What we said in our first review
The Puma Future is a very wide fitting boot – as most Puma football boots are. I went half a size down to a US 9 and it was very snug, almost like you were wearing your most comfortable pair of plush socks. Despite the ability to customise the fit, I didn’t need to customise the lacing patterns as the boot fit me perfectly from the get-go. Expect the Puma Future to conform to most foot shapes due to how adaptable that upper feels but if need be, you can make tweaks to the lacing setup to reduce any pressure points when twisting and turning in game.
During my first session with the Future, it took about 20 minutes for the boots to stretch out nicely around my foot and for me to feel fully comfortable in them. The Netfit upper was lovely. It was padded but not too thick that I couldn’t get a close enough feel of the ball.
Passing and receiving the ball felt very engaging but it was striking the ball when I felt the Puma Future 5.1 came alive. For a boot with so many bumps and curvature all across the upper, striking the ball always felt clean and it remains one of my favourite boots to strike the ball in.
Lockdown was never an issue either. The one piece upper holds down your feet really well when it comes to cutting and changing direction. Going half a size down helps too and it remains one of the most comfortable boots currently available. The sock material aids in that feeling of comfort and compression and is one of my favourite knitted materials today.
And finally, the FG studs. They’re pretty standard fare that does its job satisfactorily without standing out. It’s got a moderate amount of traction and works just as well on AG pitches.
A quick detour to the Puma Future 6.1
Since we last reviewed this, Puma has launched the Puma Future 6.1. It looks exactly the same and while the name change can be confusing, it’s essentially a facelift with some minor differences.
Firstly, the light coating that appears at the forefoot and the base of the upper is a little more pronounced and slightly stickier than on the Puma Future 5.1. You’re probably not going to feel a big difference with your touch on the ball when dribbling but for those who are concerned with their bad touch on the ball, this feels like a safety net when it comes to your control.
Quite fascinatingly, the fit is even wider than before. Even when going half a size down, the Puma Future 6.1 felt already broken in and roomy. It felt as if I was wearing them for months. If you’ve got a super wide foot, look no further than the Puma Future. You might want to pass on this if you’ve got slim feet.
The Puma Future 5.1 passes the test of time
To put it simply, very little has changed about the Puma Future in terms of performance since I first got them for review close to a year back – and that can only be a good thing. It still feels as comfortable and amazing to play in as it was on Day 1. It’s an all-rounded boot which is as fun to strike in as it is to tackle with.

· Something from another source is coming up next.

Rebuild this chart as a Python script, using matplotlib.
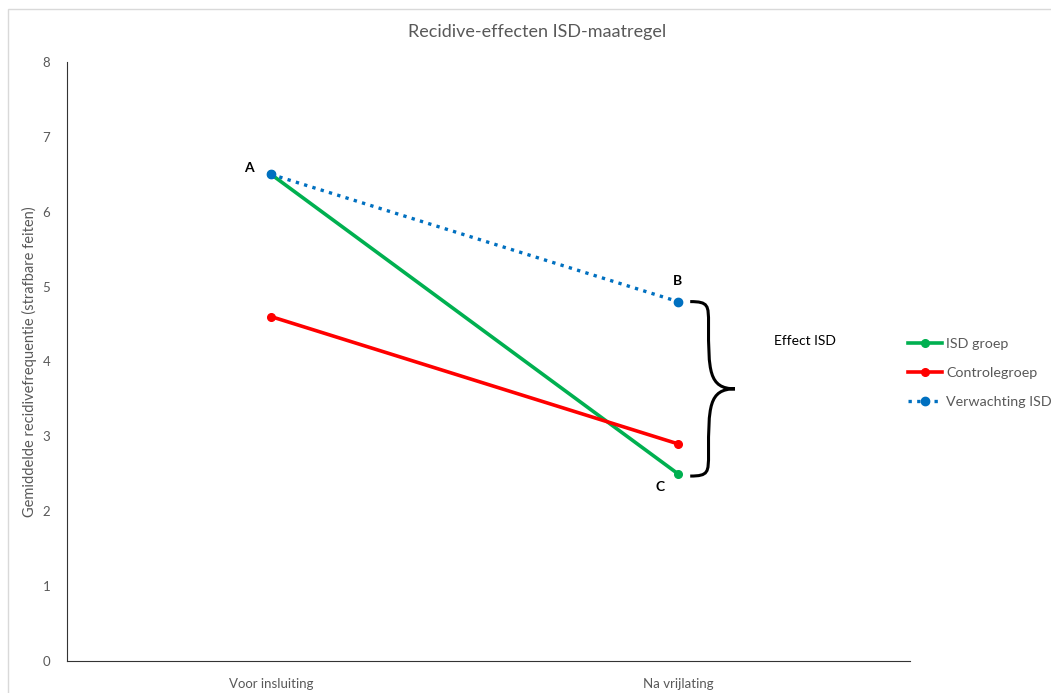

That Netfit upper remains as soft as ever without overstretching due to how tight knitted the entire upper is. The early Puma Future models got many worried about the thin Netfit structures snapping in a tackle.
While that would only have ever occurred in a freak accident, the probability of that happening would be even lower considering how thick and strong each lace loop is. The thin silicone layer that covers the base of the upper remains intact, preserving the knit and keeps those areas looking almost brand new. In the photo below, you can clearly see how the colours differ between that zone against the raw knit which has been stained over many games.
However, all that knit does make it feel bulky though it only weighs 225g in a US9 – pretty average by industry standards. I’d recommend not getting it wet because the boots are going to soak up a ton of water with all that knit making it much heavier to play in. Drying the boots would also be a massive challenge.
Overall, the Puma Future is a boot that you can expect to last you a long time. It’s pretty rugged, durable and should keep its shape unlike many boots that stretch and turn sloppy over time.
No time like the present
Considering how quickly Puma updates their Future line, this iteration of the Puma Future has exceeded its lifespan. Coming up close to a year now, the Puma Future 5.1 (and 6.1) has been the best iteration yet of this silo. You may have seen leaks online regarding the next generation of the Future which signals the phasing out of this model very soon.
I can’t say for sure how good the new Future would be but it looks pretty different conceptually to this current model we have just reviewed. To that I say, do get the Puma Future 5.1/6.1 now while it’s available because it’s one of Puma’s best boots in years. Get them before a low key excellent boot gets consigned to the past.